Несмотря на избранный жанр, совершенно не предполагающий никакой такой “исповедальности”, это книга довольно откровенная. Заметно, что она написана в период, когда обстоятельства складываются для ее автора не лучшим образом. Автор это не то чтобы скрывает, но старается обратить в шутку. Что не всегда удается. Но — странным образом — книге очень на пользу и то и другое: и то, что пытается, и то, что не всегда удается. Общий тон книги почти завораживает какой-то внутренней непритязательностью. Ее герой многое знает, о многом догадывается, но ни на чем особенно не настаивает. (И в этом тоже есть что-то английское.)
Постепенно начинаешь иначе понимать и название книги. Само слово “граница” оборачивается новым значением. “У себя за границей” — это еще и за границей себя прежнего, на переходе пограничных состояний. А там, как известно, все другое и ни в чем нет полной уверенности.
Пруст однажды заметил, что для современного Гамлета вопрос не в том, “быть” или “не быть”, а в том, “принадлежать” или “не принадлежать”. Эмиграция как будто отвечает на этот вопрос, но с неизбежностью ставит другой, и не менее сложный: чему именно ты не принадлежишь? Похоже, это занятие на всю оставшуюся жизнь. “Уехавший из России всякий свой шаг за границей сравнивает с гипотетическим шагом аналогичного порядка у себя на родине, как если бы он не уезжал. Он все время примеривается: а что бы вышло из этого моего поступка, если бы я вообще не уехал? Поэтому всякое мгновение эмигрант переживает дважды. Так что мои два десятка лет на Альбионе надо удвоить, и если прибавить три десятка до отъезда, то я скоро сравняюсь в возрасте с моим отцом”.
Мы назвали героя Зиника “эксцентриком поневоле”, но есть одно обстоятельство, позволяющее видеть здесь выбор добровольный, обдуманный и вполне логичный. У мира, по счастью, не один центр, их множество, и чем дальше ты от одного, тем ближе к другому. Зинику важно испытывать притяжения разных центров, качаясь как маятник с непредсказуемой траекторией. Впрочем, возможно и более продуктивное сравнение: не принадлежа полностью ни одному из своих миров, герой вынужден заниматься своего рода “челночной дипломатией”. Челнок снует, прокладывая уточную нить. Но где “основа”? Без нее, без их соединения не возникнут — не выткутся — все эти вещи: ткань существования, полотно событий.

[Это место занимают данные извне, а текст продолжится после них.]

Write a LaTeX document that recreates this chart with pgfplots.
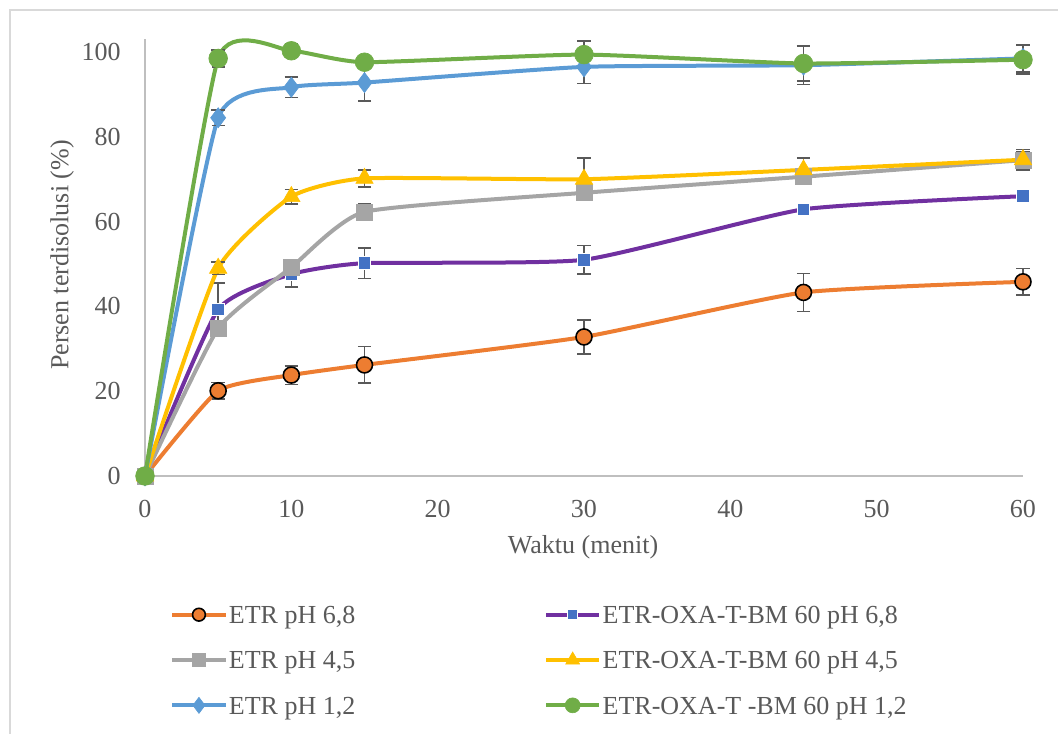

Герой понимает уникальность, обособленность чужого, но в то же время чувствует, что нет в мире ничего, что было бы абсолютно чуждым. Что мир только кажется разобщенным и обособленным, а в действительности все его части связаны невидимыми нитями (или иначе: соединены сюжетными линиями). Для Зиника эти линии, эти нити — постоянный объект наблюдения, все более пристального, накаленного страстным личным интересом. Рассказывая свои истории, писатель думает о жизни вообще, о том, как она устроена: действительно ли в ней присутствует эта всеобщая связность, или это очередная иллюзия?
Можно позавидовать художественному уровню лондонского еженедельника, регулярно допускающего на свои страницы то, что является “колонкой” только по виду, но не по существу. Вещи Зиника из соображений мимикрии сохраняют облик скетча — емкой и лапидарной “малой прозы”, но внутренне постоянно нарушают жанровые границы. Еще и в этом смысле повествование вновь и вновь оказывается “у себя за границей”: во власти внутренней тьмы и смуты, недоумения и замешательства. Это замечаешь не сразу, автор как будто скрывает от нас двойное дно своей прозы. Но, обнаружившись, оно затягивает посильнее любой интриги.
Нам кажется, что современный человек способен сохранять в себе “человеческое”, только постоянно задаваясь вопросами относительно самого себя. И именно теми вопросами, которые обращают его к самому началу: к его “бытию” и его “исходу”. В этом, возможно, причина острого и тревожного, недоверчивого внимания к тому “другому”, кто добровольно изгнал себя из области “ответов” в область “вопросов”. Его опыт нам, мягко говоря, небезразличен: он находится там, где стоило бы оказаться каждому.
Но еще стоило бы, пожалуй, поблагодарить автора за то, что он не выталкивает нас в эту “область вопросов”, а только приоткрывает ее да еще умело декорирует занимательной заграничной экзотикой. Зиник относится к читателю сочувственно и старается излагать вполне серьезные вещи легко и забавно, пользуясь какими-то примерами, по ходу дела перерастающими в притчи. Но по сути это философия в легком жанре: маскирующиеся под очерки нравов упражнения в сведении концов с концами.